I was looking at example datasets from existing datasets and tutorials, and most dataset use a dictionary of lists for their annotations, to examine in the object detection case, most datasets have a format for each image of:
* `image`: PIL.Image.Image object containing the image.
* `image_id`: The image ID.
* `height`: The image height.
* `width`: The image width.
* `objects`: A dictionary containing bounding box metadata for the objects in the image:
* `id`: The annotation id.
* `area`: The area of the bounding box.
* `bbox`: The object’s bounding box (in the [coco](https://albumentations.ai/docs/getting_started/bounding_boxes_augmentation/#coco) format).
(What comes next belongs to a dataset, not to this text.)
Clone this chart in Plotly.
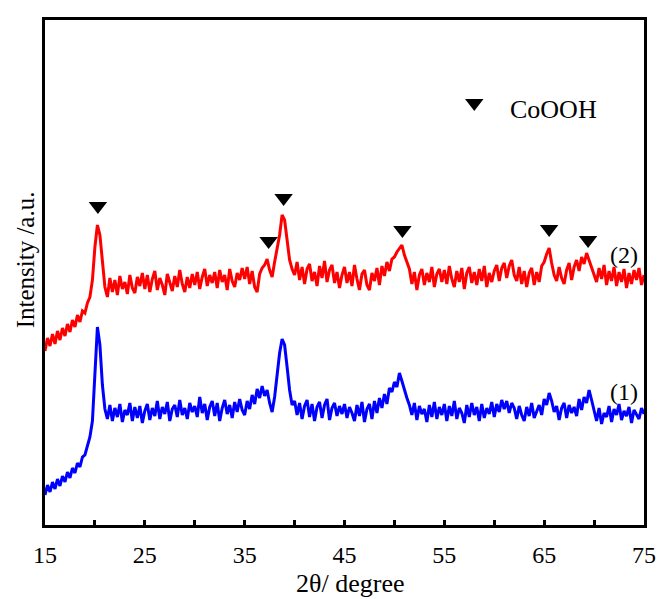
import plotly.graph_objects as go

# 2-theta scan grid (degrees), step 0.25
two_theta_start = 15.0
two_theta_step = 0.25
n_points = 241
two_theta = [two_theta_start + two_theta_step * i for i in range(n_points)]

# Sample (1) intensity (a.u.)
intensity_1 = [
    30, 40, 33, 43, 36, 46, 39, 49, 43, 53, 47, 57, 52, 62, 58, 68, 70, 80, 88, 104,
    150, 198, 180, 140, 116, 106, 120, 104, 117, 108, 121, 103, 115, 110, 122, 104, 118, 107, 119, 102,
    114, 121, 105, 117, 109, 124, 106, 118, 111, 123, 104, 116, 120, 108, 125, 110, 117, 106, 122, 113,
    119, 108, 128, 112, 121, 105, 118, 124, 109, 122, 104, 117, 125, 111, 120, 107, 123, 113, 126, 115,
    110, 124, 116, 130, 121, 136, 127, 139, 129, 135, 122, 113, 128, 150, 172, 186, 180, 158, 135, 120,
    124, 110, 122, 106, 119, 125, 108, 121, 104, 118, 123, 107, 120, 126, 105, 117, 122, 109, 119, 111,
    121, 107, 118, 112, 104, 120, 109, 123, 103, 116, 121, 106, 124, 112, 127, 117, 131, 121, 137, 133,
    143, 138, 152, 144, 135, 127, 120, 110, 122, 105, 119, 111, 116, 103, 120, 108, 123, 106, 118, 110,
    121, 104, 119, 109, 124, 106, 117, 112, 102, 120, 108, 122, 110, 118, 104, 121, 107, 117, 111, 123,
    108, 121, 113, 125, 116, 124, 112, 122, 117, 106, 119, 110, 104, 118, 109, 122, 107, 114, 120, 110,
    126, 120, 132, 124, 113, 119, 105, 117, 122, 107, 120, 112, 118, 109, 126, 115, 128, 122, 135, 125,
    115, 104, 117, 101, 112, 108, 119, 103, 116, 110, 121, 105, 114, 109, 118, 102, 115, 110, 106, 117,
    111,
]

# Sample (2) intensity (a.u.)
intensity_2 = [
    174, 187, 179, 191, 181, 194, 185, 197, 189, 201, 193, 205, 198, 210, 203, 214, 212, 222, 228, 245,
    278, 300, 290, 262, 238, 228, 247, 233, 245, 230, 249, 236, 243, 231, 250, 237, 232, 248, 239, 252,
    236, 250, 233, 246, 254, 235, 247, 240, 230, 251, 242, 234, 249, 238, 255, 241, 233, 248, 237, 251,
    240, 253, 236, 248, 256, 239, 250, 242, 253, 237, 255, 243, 250, 235, 256, 244, 238, 252, 245, 257,
    246, 258, 241, 254, 238, 233, 251, 257, 260, 266, 255, 248, 263, 275, 290, 310, 305, 285, 265, 256,
    250, 263, 245, 258, 241, 256, 261, 244, 253, 239, 259, 247, 264, 243, 255, 260, 242, 253, 237, 250,
    258, 242, 253, 239, 260, 246, 235, 251, 255, 240, 235, 252, 244, 257, 240, 259, 249, 263, 254, 266,
    268, 273, 276, 280, 270, 262, 256, 241, 253, 235, 250, 256, 240, 252, 243, 258, 238, 251, 256, 243,
    255, 241, 259, 246, 238, 254, 243, 257, 236, 252, 258, 242, 253, 240, 256, 244, 259, 238, 252, 243,
    254, 260, 244, 257, 262, 247, 259, 265, 250, 244, 258, 241, 254, 238, 252, 257, 240, 253, 243, 259,
    263, 271, 277, 262, 250, 244, 258, 247, 241, 255, 262, 245, 258, 265, 254, 268, 261, 272, 265, 256,
    249, 243, 257, 246, 260, 240, 254, 244, 258, 239, 253, 243, 256, 237, 252, 241, 255, 245, 257, 240,
    250,
]

assert len(intensity_1) == n_points and len(intensity_2) == n_points

# CoOOH reflection markers
coooh_two_theta = [20.3, 37.4, 38.9, 50.8, 65.5, 69.4]
coooh_height = [319, 284, 327, 295, 296, 285]

legend_marker_x = [58.0]
legend_marker_y = [422]
legend_label = "CoOOH"

x_tick_values = [15, 20, 25, 30, 35, 40, 45, 50, 55, 60, 65, 70, 75]
x_tick_labels = ["15", "", "25", "", "35", "", "45", "", "55", "", "65", "", "75"]

FONT = "Liberation Serif, Times New Roman, serif"

fig = go.Figure()
fig.add_trace(go.Scatter(x=two_theta, y=intensity_1, mode="lines",
                         line=dict(color="#0000FF", width=3), showlegend=False))
fig.add_trace(go.Scatter(x=two_theta, y=intensity_2, mode="lines",
                         line=dict(color="#FF0000", width=3), showlegend=False))
fig.add_trace(go.Scatter(x=coooh_two_theta, y=coooh_height, mode="markers",
                         marker=dict(symbol="triangle-down", size=16, color="black"),
                         showlegend=False))
fig.add_trace(go.Scatter(x=legend_marker_x, y=legend_marker_y, mode="markers",
                         marker=dict(symbol="triangle-down", size=16, color="black"),
                         showlegend=False))

fig.add_annotation(x=61.4, y=416, xref="x", yref="y", text=legend_label,
                   showarrow=False, xanchor="left", yanchor="middle",
                   font=dict(family=FONT, size=26, color="black"))
fig.add_annotation(x=71.4, y=270, xref="x", yref="y", text="(2)",
                   showarrow=False, xanchor="left", yanchor="middle",
                   font=dict(family=FONT, size=24, color="black"))
fig.add_annotation(x=71.4, y=133, xref="x", yref="y", text="(1)",
                   showarrow=False, xanchor="left", yanchor="middle",
                   font=dict(family=FONT, size=24, color="black"))

# axis titles (plot area spans 609 x 505 px)
fig.add_annotation(x=(355 - 45) / 609, y=(525 - 583) / 505, xref="paper", yref="paper",
                   text="2θ/ degree", showarrow=False, xanchor="center", yanchor="middle",
                   font=dict(family=FONT, size=26, color="black"))
fig.add_annotation(x=(25 - 45) / 609, y=(525 - 260) / 505, xref="paper", yref="paper",
                   text="Intensity /a.u.", showarrow=False, textangle=-90,
                   xanchor="center", yanchor="middle",
                   font=dict(family=FONT, size=25, color="black"))

fig.update_layout(
    width=668, height=599,
    margin=dict(l=45, r=14, t=20, b=74),
    paper_bgcolor="white", plot_bgcolor="white",
    font=dict(family=FONT, size=24, color="black"),
)
fig.update_xaxes(range=[15, 75], tickvals=x_tick_values, ticktext=x_tick_labels,
                 ticks="inside", ticklen=5, tickwidth=2.5, tickcolor="black",
                 showline=True, linewidth=2.5, linecolor="black", mirror=True,
                 showgrid=False, zeroline=False, ticklabelstandoff=6,
                 ticklabeloverflow="allow",
                 tickfont=dict(family=FONT, size=24, color="black"))
fig.update_yaxes(range=[0, 505], showticklabels=False, ticks="",
                 showline=True, linewidth=2.5, linecolor="black", mirror=True,
                 showgrid=False, zeroline=False)

fig.write_html(
    "out.html",
    config={"displayModeBar": False},
    post_script="document.body.style.margin='0';document.body.style.overflow='hidden';",
)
* `category`: The object’s category, with possible values
{
'image': <PIL.Image.Image>,
'image_id': 1,
'height': 480,
'width': 640,
'objects': {
'id': [1, 2],
'area': [100, 200],
'bbox': [[10, 10, 50, 50], [60, 60, 80, 80]],
'category': [0, 1]
}
}
Where the members of “objects” are lists with each index corresponding to an annotation
But I have chosen to make my dataset format:
* `image`: PIL.Image.Image object containing the image.
* `image_id`: The image ID.
* `height`: The image height.
* `width`: The image width.
* `objects`: A **list of dictionararies** containing bounding box metadata for the objects in the image:
* `id`: The annotation id.
* `area`: The area of the bounding box.
* `bbox`: The object’s bounding box (in the [coco](https://albumentations.ai/docs/getting_started/bounding_boxes_augmentation/#coco) format).
* `category`: The object’s category, with possible values
{
'image': <PIL.Image.Image>,
'image_id': 1,
'height': 480,
'width': 640,
'objects': [
{'id': 1, 'area': 100, 'bbox': [10, 10, 50, 50], 'category': 0},
{'id': 2, 'area': 200, 'bbox': [60, 60, 80, 80], 'category': 1}
]
}
because it is more easily digestible by the training algorithms (no need to change the format) and it is more easily convertible to COCO JSON
Q1) Are there any potential downsides to using this “list of dictionaries” format that I might be missing?
Q2) Is there a recommended “best practice” for custom object detection datasets, or is it flexible as long as the data can be correctly interpreted?
Note: I have mostly looked at the Object Detection datasets, so my perspective is limited as to recommended
Note: I am using the terms “list” and “dictionary” as the Pythonic terms, the arrow
database that the datasets
library uses may use different terms